[Entries with chart source code]
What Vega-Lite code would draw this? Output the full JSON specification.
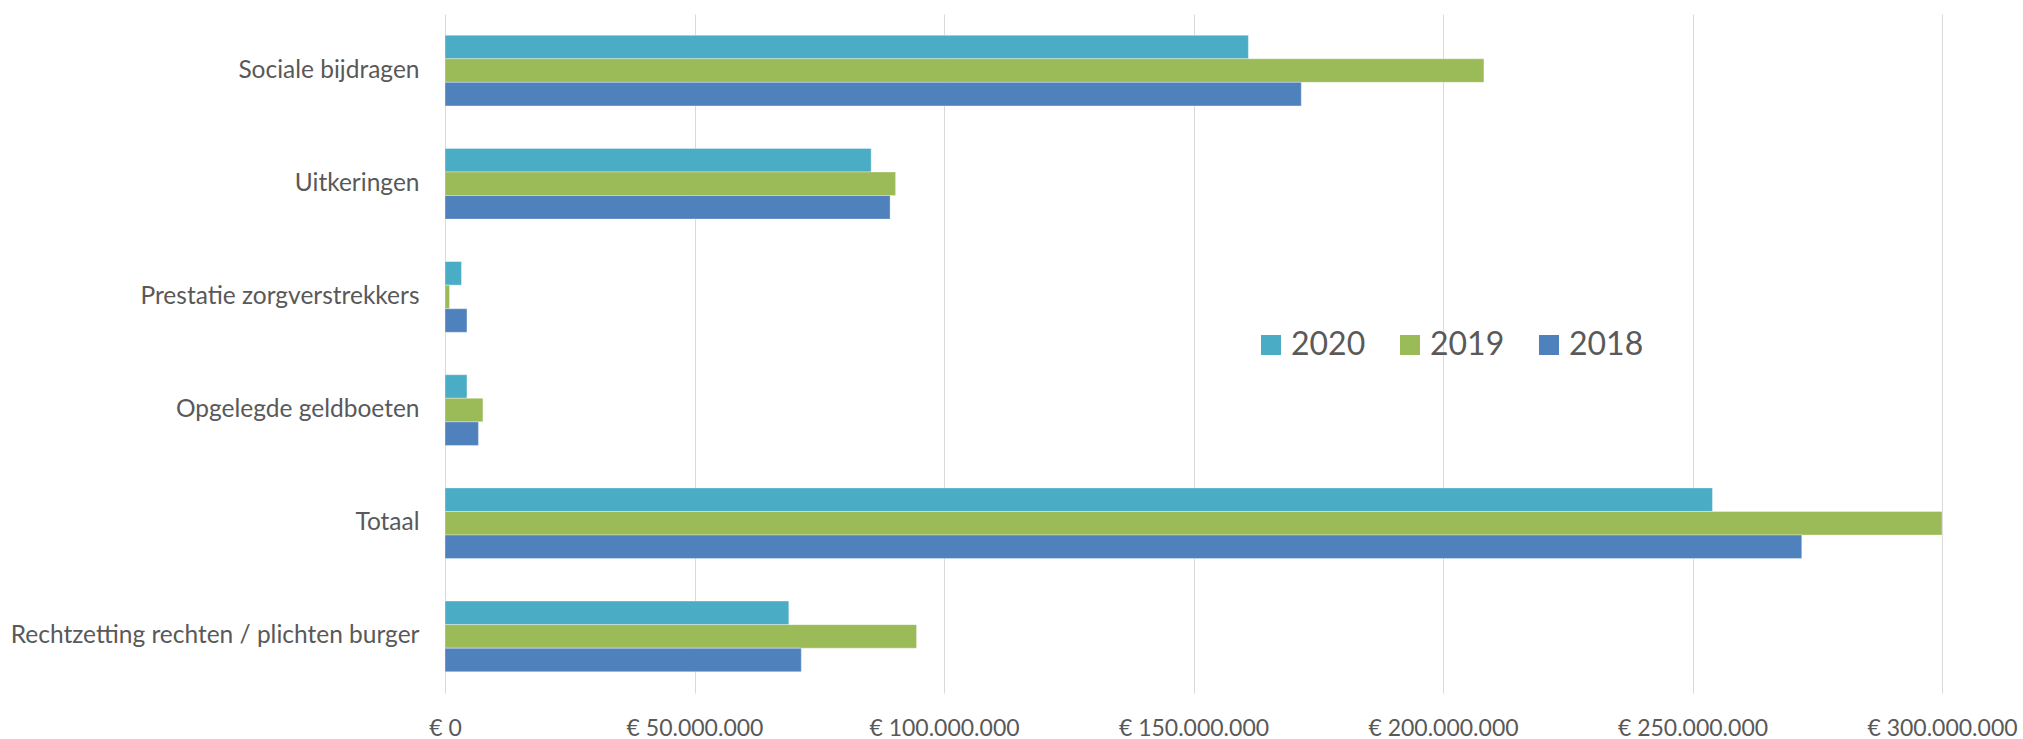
{
  "$schema": "https://vega.github.io/schema/vega-lite/v6.json",
  "width": 1497,
  "height": 679,
  "autosize": {"type": "none"},
  "padding": {"left": 445, "top": 14, "right": 81, "bottom": 46},
  "background": "#ffffff",
  "data": {
    "values": [
      {"categorie": "Sociale bijdragen", "jaar": "2020", "bedrag": 161000000},
      {"categorie": "Sociale bijdragen", "jaar": "2019", "bedrag": 208200000},
      {"categorie": "Sociale bijdragen", "jaar": "2018", "bedrag": 171600000},
      {"categorie": "Uitkeringen", "jaar": "2020", "bedrag": 85400000},
      {"categorie": "Uitkeringen", "jaar": "2019", "bedrag": 90300000},
      {"categorie": "Uitkeringen", "jaar": "2018", "bedrag": 89200000},
      {"categorie": "Prestatie zorgverstrekkers", "jaar": "2020", "bedrag": 3300000},
      {"categorie": "Prestatie zorgverstrekkers", "jaar": "2019", "bedrag": 900000},
      {"categorie": "Prestatie zorgverstrekkers", "jaar": "2018", "bedrag": 4400000},
      {"categorie": "Opgelegde geldboeten", "jaar": "2020", "bedrag": 4400000},
      {"categorie": "Opgelegde geldboeten", "jaar": "2019", "bedrag": 7600000},
      {"categorie": "Opgelegde geldboeten", "jaar": "2018", "bedrag": 6700000},
      {"categorie": "Totaal", "jaar": "2020", "bedrag": 254000000},
      {"categorie": "Totaal", "jaar": "2019", "bedrag": 300000000},
      {"categorie": "Totaal", "jaar": "2018", "bedrag": 271900000},
      {"categorie": "Rechtzetting rechten / plichten burger", "jaar": "2020", "bedrag": 68900000},
      {"categorie": "Rechtzetting rechten / plichten burger", "jaar": "2019", "bedrag": 94500000},
      {"categorie": "Rechtzetting rechten / plichten burger", "jaar": "2018", "bedrag": 71400000}
    ]
  },
  "mark": {"type": "bar", "stroke": "#ffffff", "strokeWidth": 1, "strokeOpacity": 0.35},
  "encoding": {
    "y": {
      "field": "categorie",
      "type": "nominal",
      "sort": ["Sociale bijdragen", "Uitkeringen", "Prestatie zorgverstrekkers", "Opgelegde geldboeten", "Totaal", "Rechtzetting rechten / plichten burger"],
      "scale": {"paddingInner": 0.375, "paddingOuter": 0.1875},
      "axis": {
        "title": null,
        "ticks": false,
        "domain": false,
        "labelFont": "Lato",
        "labelFontSize": 24.5,
        "labelColor": "#595959",
        "labelPadding": 26,
        "labelLimit": 500
      }
    },
    "yOffset": {
      "field": "jaar",
      "type": "nominal",
      "sort": ["2020", "2019", "2018"],
      "scale": {"paddingInner": 0, "paddingOuter": 0}
    },
    "x": {
      "field": "bedrag",
      "type": "quantitative",
      "scale": {"domain": [0, 300000000], "nice": false},
      "axis": {
        "title": null,
        "values": [0, 50000000, 100000000, 150000000, 200000000, 250000000, 300000000],
        "labelExpr": "'€ ' + replace(replace(format(datum.value, ',.0f'), ',', '.'), ',', '.')",
        "grid": true,
        "gridColor": "#d9d9d9",
        "gridWidth": 1,
        "domain": false,
        "ticks": false,
        "labelFont": "Lato",
        "labelFontSize": 23,
        "labelColor": "#595959",
        "labelPadding": 24,
        "labelFlush": false,
        "labelOverlap": false
      }
    },
    "color": {
      "field": "jaar",
      "type": "nominal",
      "scale": {"domain": ["2020", "2019", "2018"], "range": ["#4BACC6", "#9BBB59", "#4F81BD"]},
      "legend": {
        "title": null,
        "orient": "none",
        "direction": "horizontal",
        "legendX": 810,
        "legendY": 315,
        "padding": 0,
        "symbolType": "square",
        "symbolSize": 400,
        "symbolStrokeWidth": 0,
        "symbolOpacity": 1,
        "labelFont": "Lato",
        "labelFontSize": 32,
        "labelColor": "#595959",
        "labelOffset": 4,
        "columnPadding": 28
      }
    }
  },
  "config": {"view": {"stroke": null}}
}
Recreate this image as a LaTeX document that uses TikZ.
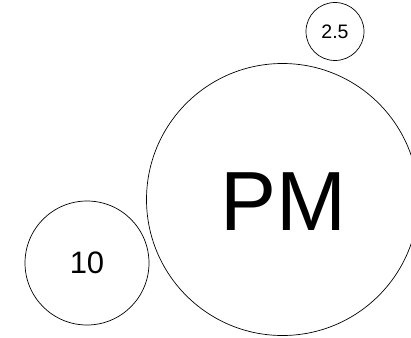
\documentclass[tikz,border=0pt]{standalone}
\usepackage{fontspec}
\setmainfont{Liberation Sans}
\begin{document}
\begin{tikzpicture}[x=1pt,y=-1pt,
  bubble/.style={draw=black,line width=0.7pt,circle,inner sep=0pt}]
\useasboundingbox (0,0) rectangle (411,337);
\begin{scope}
\clip (0,0) rectangle (411,337);
\node[bubble,minimum size=272pt] (pm) at (282.5,199.5) {};
\end{scope}
\node at (283,202) {\fontsize{84}{90}\selectfont PM};
\node[bubble,minimum size=124pt] (ten) at (87,263) {\fontsize{31}{36}\selectfont 10};
\node[bubble,minimum size=58pt] (two) at (335,31.5) {\fontsize{19.5}{24}\selectfont 2.5};
\end{tikzpicture}
\end{document}
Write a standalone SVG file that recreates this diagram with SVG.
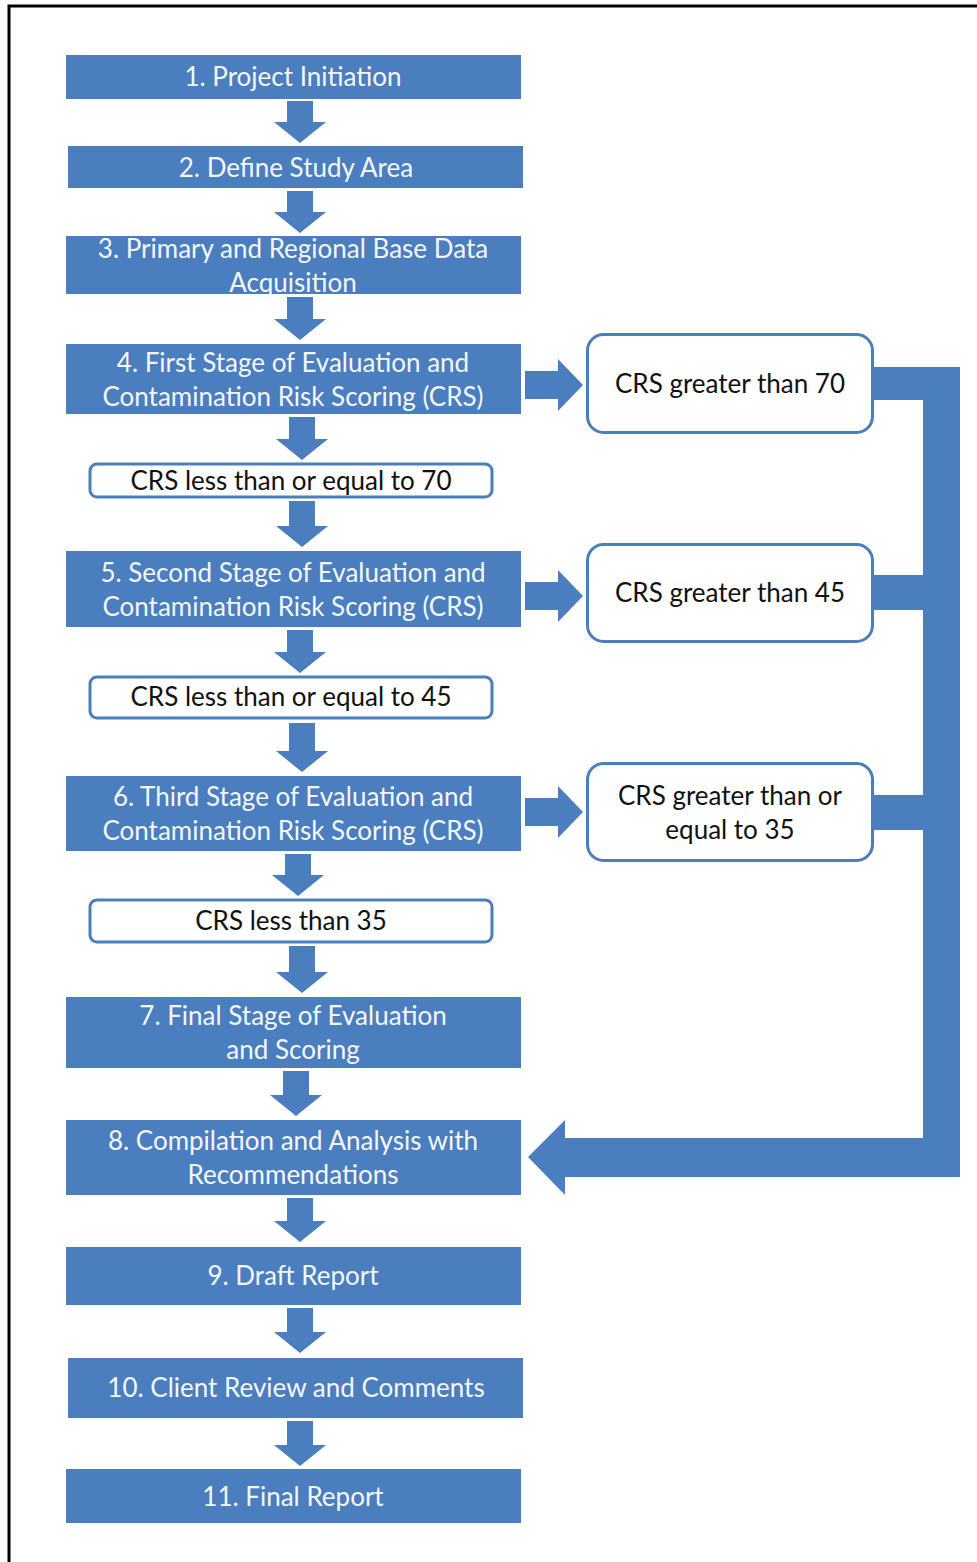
<svg xmlns="http://www.w3.org/2000/svg" width="977" height="1562" viewBox="0 0 977 1562">
<defs>
<style>
.step{fill:#4a7ebe}
.st{font-family:Lato,"Liberation Sans",sans-serif;font-size:26px;fill:#f4f6fb;text-anchor:middle}
.dec{fill:#ffffff;stroke:#4a7ebe;stroke-width:3}
.dt{font-family:Lato,"Liberation Sans",sans-serif;font-size:26px;fill:#111111;text-anchor:middle}
.arr{fill:#4a7ebe}
</style>
</defs>
<rect width="977" height="1562" fill="#ffffff"/>
<path d="M9,1562 V6 H977" fill="none" stroke="#000" stroke-width="3"/>

<g id="n1"><rect class="step" x="66" y="55" width="455" height="44"/><text class="st" x="293" y="86">1. Project Initiation</text></g>
<g id="n2"><rect class="step" x="68" y="146" width="455" height="42"/><text class="st" x="296" y="177">2. Define Study Area</text></g>
<g id="n3"><rect class="step" x="66" y="236" width="455" height="58"/><text class="st" x="293" y="258">3. Primary and Regional Base Data</text><text class="st" x="293" y="292">Acquisition</text></g>
<g id="n4"><rect class="step" x="66" y="344" width="455" height="70"/><text class="st" x="293" y="372">4. First Stage of Evaluation and</text><text class="st" x="293" y="406">Contamination Risk Scoring (CRS)</text></g>
<g id="d70"><rect class="dec" x="90" y="464" width="402" height="33" rx="7"/><text class="dt" x="291" y="490">CRS less than or equal to 70</text></g>
<g id="n5"><rect class="step" x="66" y="551" width="455" height="76"/><text class="st" x="293" y="582">5. Second Stage of Evaluation and</text><text class="st" x="293" y="616">Contamination Risk Scoring (CRS)</text></g>
<g id="d45"><rect class="dec" x="90" y="677" width="402" height="41" rx="7"/><text class="dt" x="291" y="706">CRS less than or equal to 45</text></g>
<g id="n6"><rect class="step" x="66" y="776" width="455" height="75"/><text class="st" x="293" y="806">6. Third Stage of Evaluation and</text><text class="st" x="293" y="840">Contamination Risk Scoring (CRS)</text></g>
<g id="d35"><rect class="dec" x="90" y="900" width="402" height="42" rx="7"/><text class="dt" x="291" y="930">CRS less than 35</text></g>
<g id="n7"><rect class="step" x="66" y="997" width="455" height="71"/><text class="st" x="293" y="1025">7. Final Stage of Evaluation</text><text class="st" x="293" y="1059">and Scoring</text></g>
<g id="n8"><rect class="step" x="66" y="1120" width="455" height="75"/><text class="st" x="293" y="1150">8. Compilation and Analysis with</text><text class="st" x="293" y="1184">Recommendations</text></g>
<g id="n9"><rect class="step" x="66" y="1247" width="455" height="58"/><text class="st" x="293" y="1285">9. Draft Report</text></g>
<g id="n10"><rect class="step" x="68" y="1358" width="455" height="60"/><text class="st" x="296" y="1397">10. Client Review and Comments</text></g>
<g id="n11"><rect class="step" x="66" y="1469" width="455" height="54"/><text class="st" x="293" y="1506">11. Final Report</text></g>

<g id="g70"><rect class="dec" x="587.5" y="334.5" width="285" height="98" rx="16"/><text class="dt" x="730" y="393">CRS greater than 70</text></g>
<g id="g45"><rect class="dec" x="587.5" y="544.5" width="285" height="97" rx="16"/><text class="dt" x="730" y="602">CRS greater than 45</text></g>
<g id="g35"><rect class="dec" x="587.5" y="763.5" width="285" height="97" rx="16"/><text class="dt" x="730" y="805">CRS greater than or</text><text class="dt" x="730" y="839">equal to 35</text></g>

<g id="connectors" class="arr">
<path d="M287,101 H313 V122 H326 L300,143 L274,122 H287 Z"/>
<path d="M287,191 H313 V212 H326 L300,233 L274,212 H287 Z"/>
<path d="M287,297 H313 V319 H326 L300,340 L274,319 H287 Z"/>
<path d="M289,417 H315 V439 H328 L302,460 L276,439 H289 Z"/>
<path d="M289,501 H315 V526 H328 L302,547 L276,526 H289 Z"/>
<path d="M287,630 H313 V652 H326 L300,673 L274,652 H287 Z"/>
<path d="M289,723 H315 V751 H328 L302,772 L276,751 H289 Z"/>
<path d="M285,854 H311 V875 H324 L298,896 L272,875 H285 Z"/>
<path d="M289,946 H315 V972 H328 L302,993 L276,972 H289 Z"/>
<path d="M283,1071 H309 V1095 H322 L296,1116 L270,1095 H283 Z"/>
<path d="M287,1198 H313 V1221 H326 L300,1242 L274,1221 H287 Z"/>
<path d="M287,1308 H313 V1332 H326 L300,1353 L274,1332 H287 Z"/>
<path d="M287,1421 H313 V1445 H326 L300,1466 L274,1445 H287 Z"/>
<path d="M525,371 H558 V359 L583,385 L558,411 V399 H525 Z"/>
<path d="M525,582 H558 V570 L583,596 L558,622 V610 H525 Z"/>
<path d="M525,798 H558 V786 L583,812 L558,838 V826 H525 Z"/>
<path d="M873,367 H960 V1177 H565 V1195 L528,1157 L565,1120 V1138 H923 V830 H873 V795 H923 V610 H873 V575 H923 V400 H873 Z"/>
</g>
</svg>
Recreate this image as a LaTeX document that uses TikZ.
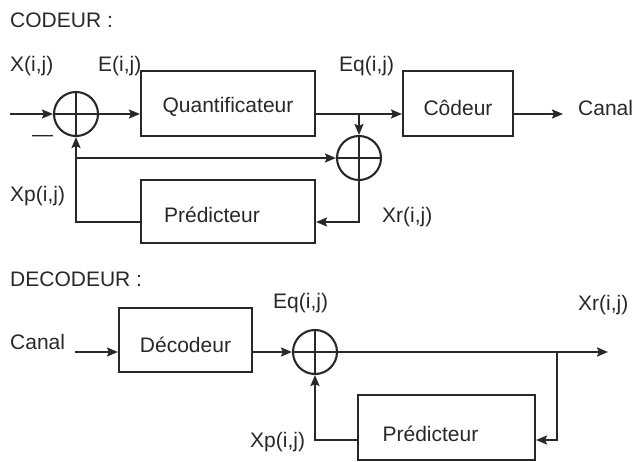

Objective:
Look through the entries above; copy every line holding the string "this".

Task output:
What Vega-Lite code would draw this? Output the full JSON specification.
Recreate this image as a LaTeX document that uses TikZ.
Write a standalone SVG file that recreates this diagram with SVG.
Recreate this image as a LaTeX document that uses TikZ.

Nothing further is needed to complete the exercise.